Given the many distinctions in the revised ETS between vaccinated and unvaccinated employees, employers will need to either obtain information about employees' vaccination status or treat all workers as unvaccinated (and thus subject to the stricter requirements). Though the ETS does not specify a particular method for documenting status, FAQs published by Cal/OSHA identify acceptable options for documentation to include: 1) maintaining a copy of an employee's vaccination card; 2) asking employees to provide proof of vaccination, and maintaining a record of the employees who presented proof (but not the vaccine record itself); 3) asking employees to fill out a self-attestation form regarding vaccination status and maintaining those forms. If an employee declines to state his or her vaccination status, the employer is required to treat the employee as unvaccinated.

California employers must comply with any applicable privacy laws (such as the California Consumer Privacy Act), and maintain the confidentiality of employees' vaccination records. On May 28, 2021, the EEOC updated its COVID-19 guidance for employers, emphasizing that the Americans with Disabilities Act (ADA) requires that documentation or other confirmation of vaccination, like all medical information, must be kept confidential and stored separately from the employee's personnel files.

N95 Masks for Unvaccinated Employees

On request, employers are required to provide N95 masks or respirators to unvaccinated employees working indoors or in vehicles. Cal/OSHA's related FAQs confirm that employers can either stockpile N95 masks or poll employees regarding their desired need for masks before purchasing them.

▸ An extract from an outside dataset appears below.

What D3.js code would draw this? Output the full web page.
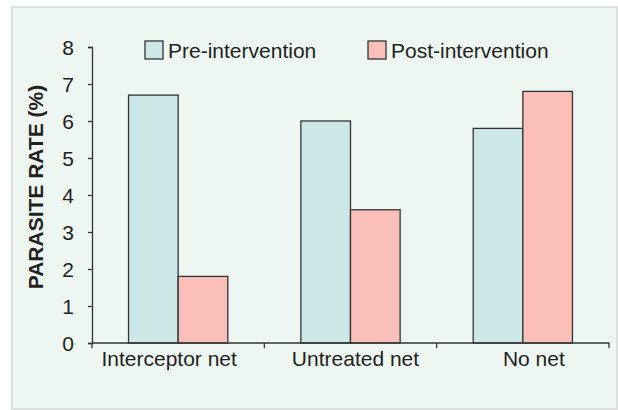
<!DOCTYPE html>
<html>
<head>
<meta charset="utf-8">
<script src="https://cdn.jsdelivr.net/npm/d3@7"></script>
<style>
  body { margin: 0; background: #fff; }
  text { font-family: "Liberation Sans", Arial, sans-serif; fill: #231f20; }
</style>
</head>
<body>
<div id="graph"></div>
<script>
var width = 618, height = 410

var categories = ['Interceptor net', 'Untreated net', 'No net']
var series = ['Pre-intervention', 'Post-intervention']
var preValues = [6.7, 6.0, 5.8]
var postValues = [1.8, 3.6, 6.8]
var yTicks = [0, 1, 2, 3, 4, 5, 6, 7, 8]

var colors = {'Pre-intervention': '#cce8e6', 'Post-intervention': '#f9bfb8'}

var rows = categories.map(function(c, i){
  return {cat: c, values: [preValues[i], postValues[i]]}
})

var svg = d3.select('#graph').html('').append('svg')
    .attr('width', width).attr('height', height)

// panel
svg.append('rect')
    .attr('x', 12).attr('y', 7).attr('width', 605).attr('height', 402)
    .attr('fill', '#eef6f2').attr('stroke', '#dedede').attr('stroke-width', 2)

var x = d3.scaleBand().domain(categories).range([92, 609]).padding(0)
var bw = x.bandwidth()
var x1 = d3.scaleBand().domain(series).range([bw * 0.212, bw * 0.788]).padding(0)
var y = d3.scaleLinear().domain([0, 8]).range([343, 47])

// bars
var groups = svg.selectAll('g.grp').data(rows).enter().append('g')
    .attr('class', 'grp')
    .attr('transform', function(d){ return 'translate(' + x(d.cat) + ',0)' })

groups.selectAll('rect').data(function(d){
    return d.values.map(function(v, i){ return {s: series[i], v: v} })
  }).enter().append('rect')
    .attr('x', function(d){ return x1(d.s) })
    .attr('width', x1.bandwidth())
    .attr('y', function(d){ return y(d.v) })
    .attr('height', function(d){ return y(0) - y(d.v) })
    .attr('fill', function(d){ return colors[d.s] })
    .attr('stroke', '#333').attr('stroke-width', 1.3)

// y axis
var yAxis = svg.append('g').attr('transform', 'translate(92,0)')
    .call(d3.axisLeft(y).tickValues(yTicks).tickSize(4).tickPadding(14))
yAxis.select('.domain').attr('stroke', '#333').attr('stroke-width', 1.3)
yAxis.selectAll('.tick line').attr('stroke', '#333').attr('stroke-width', 1.3)
yAxis.selectAll('.tick text').attr('font-size', 21).attr('font-family', null)
    .attr('dy', '0.36em')

// x axis: ticks at category boundaries
var xAxis = svg.append('g').attr('transform', 'translate(0,343)')
xAxis.append('line').attr('x1', 92).attr('x2', 609)
    .attr('stroke', '#333').attr('stroke-width', 1.3)
var bounds = categories.map(function(c){ return x(c) }).concat([x(categories[2]) + bw])
xAxis.selectAll('line.tk').data(bounds).enter().append('line')
    .attr('class', 'tk')
    .attr('x1', function(d){ return d }).attr('x2', function(d){ return d })
    .attr('y1', 0).attr('y2', 5)
    .attr('stroke', '#333').attr('stroke-width', 1.3)

var labelShift = [-9, 5, 11]
xAxis.selectAll('text').data(categories).enter().append('text')
    .attr('x', function(d, i){ return x(d) + bw / 2 + labelShift[i] })
    .attr('y', 23)
    .attr('text-anchor', 'middle')
    .attr('font-size', 21)
    .text(function(d){ return d })

// y title
svg.append('text')
    .attr('transform', 'translate(43,187) rotate(-90)')
    .attr('text-anchor', 'middle')
    .attr('font-size', 21).attr('font-weight', 'bold')
    .text('PARASITE RATE (%)')

// legend
var legendX = [145, 368]
var legend = svg.selectAll('g.lg').data(series).enter().append('g')
    .attr('class', 'lg')
    .attr('transform', function(d, i){ return 'translate(' + legendX[i] + ',41)' })
legend.append('rect')
    .attr('width', 18).attr('height', 18)
    .attr('fill', function(d){ return colors[d] })
    .attr('stroke', '#333').attr('stroke-width', 1.3)
legend.append('text')
    .attr('x', 23).attr('y', 17)
    .attr('font-size', 21)
    .text(function(d){ return d })
</script>
</body>
</html>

Prevention Program/Training Requirement

The ETS included updated training requirements on topics such as vaccinations, respirator use, and when face coverings must be used in the workplace. Employers must continue to have a written COVID-19 Prevention Program. Cal/OSHA intends to update its website with new training materials and a revised COVID-19 Model Prevention Program.

DISCLAIMER: Because of the generality of this update, the information provided herein may not be applicable in all situations and should not be acted upon without specific legal advice based on particular situations.